The company first started shipping out of Huang's garage in Edison, New Jersey, before opening their first fulfillment center, also in Edison, in December 2013.

In May 2014, Boxed launched Express, its on-demand grocery delivery service, available in most of New York City, parts of New Jersey, and Boston. Customers can shop bulk sizes of fresh and frozen groceries and choose a delivery date and time.

In January 2017, the Today Show profiled Boxed as the wholesale shopping app for millennials, and highlighted the company's benefits, and in 2018, Business Insider compared it to Costco.

In 2018, Boxed launched a membership program called Boxed Up.

In May 2019, Lidl partnered with Boxed to deliver groceries. In July 2019, Prentis Wilson joined Boxed as president. In August 2019, Boxed announced a partnership with New York-based retailer, Century 21 to create a line of beauty and clothing items. It was the first time that Boxed had been offering those items to customers through its service, although the partnership ended due to Century 21 filing for Chapter 11 bankruptcy on September 10, 2020.

On August 18, 2023, Boxed was acquired by MSG Distributors, who currently has plans to relaunch the brand later this year.

In July 2024 Boxed relaunched its website and mobile app.

==Features==

Boxed customers can shop on desktop, via the Boxed iOS app or Android app.

In August 2017, Boxed launched SMART Stock up, a feature that applies machine learning on customer data to predict when they will most likely run low on a particular product. It sends a reminder to customers when they log in, making it easy and convenient to re-purchase what they need.

In tandem with SMART Stock up, Boxed launched Concierge, an autonomous shopping concept that uses the same machine learning to not only predict when a user is running low, but pre-emptively fulfill and send a customer's product to them without them needing to engage at all. It is currently available only to B2B customers.

==Prince & Spring==

In June 2015, Boxed launched their premium private brand Prince & Spring, focusing on high quality products and design.
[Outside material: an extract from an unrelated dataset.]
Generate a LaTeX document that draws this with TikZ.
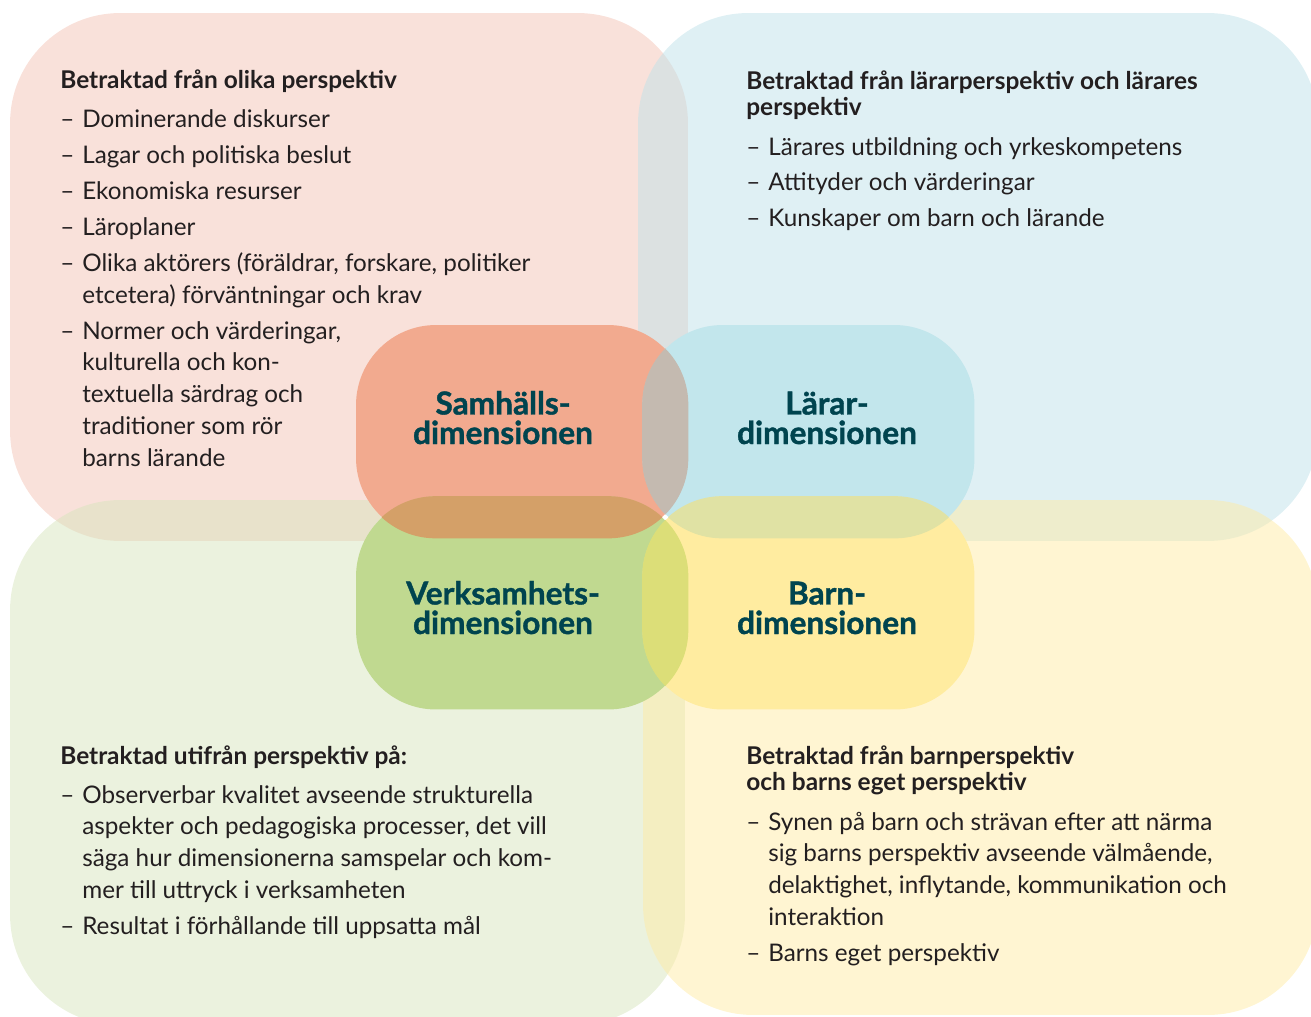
\documentclass[tikz,border=0pt]{standalone}
\usepackage{fontspec}
\setmainfont{Lato}
\newfontfamily\dimfont{Lato}[BoldFeatures={FakeBold=1.2}]
\definecolor{samhbg}{RGB}{243,195,181}
\definecolor{lararbg}{RGB}{191,225,233}
\definecolor{verkbg}{RGB}{215,229,189}
\definecolor{barnbg}{RGB}{255,235,165}
\definecolor{samhfill}{RGB}{242,170,143}
\definecolor{lararfill}{RGB}{194,230,236}
\definecolor{verkfill}{RGB}{192,217,144}
\definecolor{barnfill}{RGB}{255,236,160}
\definecolor{samhlarar}{RGB}{196,186,176}
\definecolor{samhverk}{RGB}{212,160,104}
\definecolor{lararbarn}{RGB}{224,226,164}
\definecolor{verkbarn}{RGB}{220,222,120}
\definecolor{allfour}{RGB}{218,204,128}
\definecolor{dimtext}{RGB}{0,68,79}
\definecolor{bodytext}{RGB}{35,31,32}

\begin{document}
\begin{tikzpicture}[x=0.02cm,y=-0.02cm,
    bigbox/.style={rectangle,rounded corners=2.2cm,fill opacity=0.5,inner sep=0pt},
    dimbox/.style={rectangle,rounded corners=1.6cm,inner sep=0pt,
        minimum width=6.64cm,minimum height=4.26cm},
    dimpath/.style={rounded corners=1.6cm},
    dimlabel/.style={anchor=base,align=center,text=dimtext,
        font=\fontsize{18pt}{16.8pt}\selectfont\dimfont\bfseries},
    head/.style={anchor=base west,align=left,inner sep=0pt,text=bodytext,
        font=\fontsize{13.9pt}{14.7pt}\selectfont\bfseries},
    list/.style={anchor=base west,inner sep=0pt,text=bodytext,
        font=\fontsize{13.8pt}{18.1pt}\selectfont}]
    \useasboundingbox (0,0) rectangle (1311,1017);
    \clip (0,0) rectangle (1311,1017);

    \node[bigbox,fill=samhbg,minimum width=13.56cm,minimum height=10.56cm] (samhbig) at (349,277) {};
    \node[bigbox,fill=lararbg,minimum width=13.6cm,minimum height=10.56cm] (lararbig) at (978,277) {};
    \node[bigbox,fill=verkbg,minimum width=13.5cm,minimum height=10.5cm] (verkbig) at (347.5,762.5) {};
    \node[bigbox,fill=barnbg,minimum width=13.5cm,minimum height=10.3cm] (barnbig) at (980.5,757.5) {};

    \node[dimbox,fill=samhfill] (samh) at (522,431.5) {};
    \node[dimbox,fill=lararfill] (larar) at (808.5,431.5) {};
    \node[dimbox,fill=verkfill] (verk) at (522,603) {};
    \node[dimbox,fill=barnfill] (barn) at (808.5,603) {};

    \begin{scope}
        \clip[dimpath] (samh.south west) rectangle (samh.north east);
        \fill[dimpath,samhlarar] (larar.south west) rectangle (larar.north east);
        \fill[dimpath,samhverk] (verk.south west) rectangle (verk.north east);
    \end{scope}
    \begin{scope}
        \clip[dimpath] (barn.south west) rectangle (barn.north east);
        \fill[dimpath,lararbarn] (larar.south west) rectangle (larar.north east);
        \fill[dimpath,verkbarn] (verk.south west) rectangle (verk.north east);
    \end{scope}
    \begin{scope}
        \clip[dimpath] (samh.south west) rectangle (samh.north east);
        \clip[dimpath] (larar.south west) rectangle (larar.north east);
        \clip[dimpath] (verk.south west) rectangle (verk.north east);
        \fill[dimpath,allfour] (barn.south west) rectangle (barn.north east);
    \end{scope}

    \node[dimlabel] (samhlabel) at (503,444) {Samhälls-\\dimensionen};
    \node[dimlabel] (lararlabel) at (827,444) {Lärar-\\dimensionen};
    \node[dimlabel] (verklabel) at (503,634) {Verksamhets-\\dimensionen};
    \node[dimlabel] (barnlabel) at (827,634) {Barn-\\dimensionen};

    \node[head] (samhhead) at (60,89) {Betraktad från olika perspektiv};
    \node[list] (samhlist) at (60,128) {\begin{tabular}[t]{@{}p{12.5pt}@{}l@{}}
        – & Dominerande diskurser\\[2.3pt]
        – & Lagar och politiska beslut\\[2.3pt]
        – & Ekonomiska resurser\\[2.3pt]
        – & Läroplaner\\[2.3pt]
        – & Olika aktörers (föräldrar, forskare, politiker\\
          & etcetera) förväntningar och krav\\[2.3pt]
        – & Normer och värderingar,\\
          & kulturella och kon-\\
          & textuella särdrag och\\
          & traditioner som rör\\
          & barns lärande
    \end{tabular}};

    \node[head] (lararhead) at (746,115) {Betraktad från lärarperspektiv och lärares\\perspektiv};
    \node[list] (lararlist) at (746,155) {\begin{tabular}[t]{@{}p{12.5pt}@{}l@{}}
        – & Lärares utbildning och yrkeskompetens\\[2.3pt]
        – & Attityder och värderingar\\[2.3pt]
        – & Kunskaper om barn och lärande
    \end{tabular}};

    \node[head] (verkhead) at (60,764) {Betraktad utifrån perspektiv på:};
    \node[list] (verklist) at (60,803) {\begin{tabular}[t]{@{}p{12.5pt}@{}l@{}}
        – & Observerbar kvalitet avseende strukturella\\
          & aspekter och pedagogiska processer, det vill\\
          & säga hur dimensionerna samspelar och kom-\\
          & mer till uttryck i verksamheten\\[2.3pt]
        – & Resultat i förhållande till uppsatta mål
    \end{tabular}};

    \node[head] (barnhead) at (746,790) {Betraktad från barnperspektiv\\och barns eget perspektiv};
    \node[list] (barnlist) at (746,830) {\begin{tabular}[t]{@{}p{12.5pt}@{}l@{}}
        – & Synen på barn och strävan efter att närma\\
          & sig barns perspektiv avseende välmående,\\
          & delaktighet, inflytande, kommunikation och\\
          & interaktion\\[2.3pt]
        – & Barns eget perspektiv
    \end{tabular}};
\end{tikzpicture}
\end{document}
The collection includes toilet paper, paper towels, trash bags, paper plates, party cups, cutlery, batteries and hand soap, as well as groceries including organic, fair trade coffee, organic coconut oil, olive oil, nuts and trail mixes. Prince & Spring has won three design awards at the Vertex Awards. The brand is sold exclusively through Boxed.

==Boxed Hotels==

In June 2017, Boxed launched Boxed Hotels, an online hotel booking service available only to Boxed customers that enables them to save up to 45% on thousands of hotels around the world.

==Corporate social responsibility==

In October 2016, Boxed launched its Rethink Pink campaign to end the upcharge on women's hygiene products, known as the Pink Tax. Boxed reduced the per unit price to match the male equivalent on items such as razors, deodorant, and body wash, paying the margin.

Boxed also reduced the state sales tax on tampons and pads in the 36 states that charge sales tax on these feminine hygiene products.

A number of prominent politicians and media outlets have supported Boxed's Rethink Pink initiative, including New York Senator Chuck Schumer, CNN, Fox News, CBS News, and Entrepreneur.

For Giving Tuesday 2016, Boxed partnered with Unilever to donate women's body care essentials to shelters around the country - the number one most requested item at women's shelters.

==Company benefits==

In May 2015, Huang announced he would personally pay the college tuition of every full-time fulfillment center employees’ children.

In May 2016, the company announced it would pay up to $20,000 towards any full-time employee's wedding.

==Partnerships==

Boxed has partnered with brands including American Airlines, United Airlines, Lidl US, Uber and Zulily.

==Achievements==

In June 2016, Boxed was awarded Emerging E-tailor of The Year by Internet Retailer.

In September 2016, Boxed was named one of the top 100 places to work in NYC by Crain's.

In October 2016, Forbes named Boxed one of their next billion dollar startups.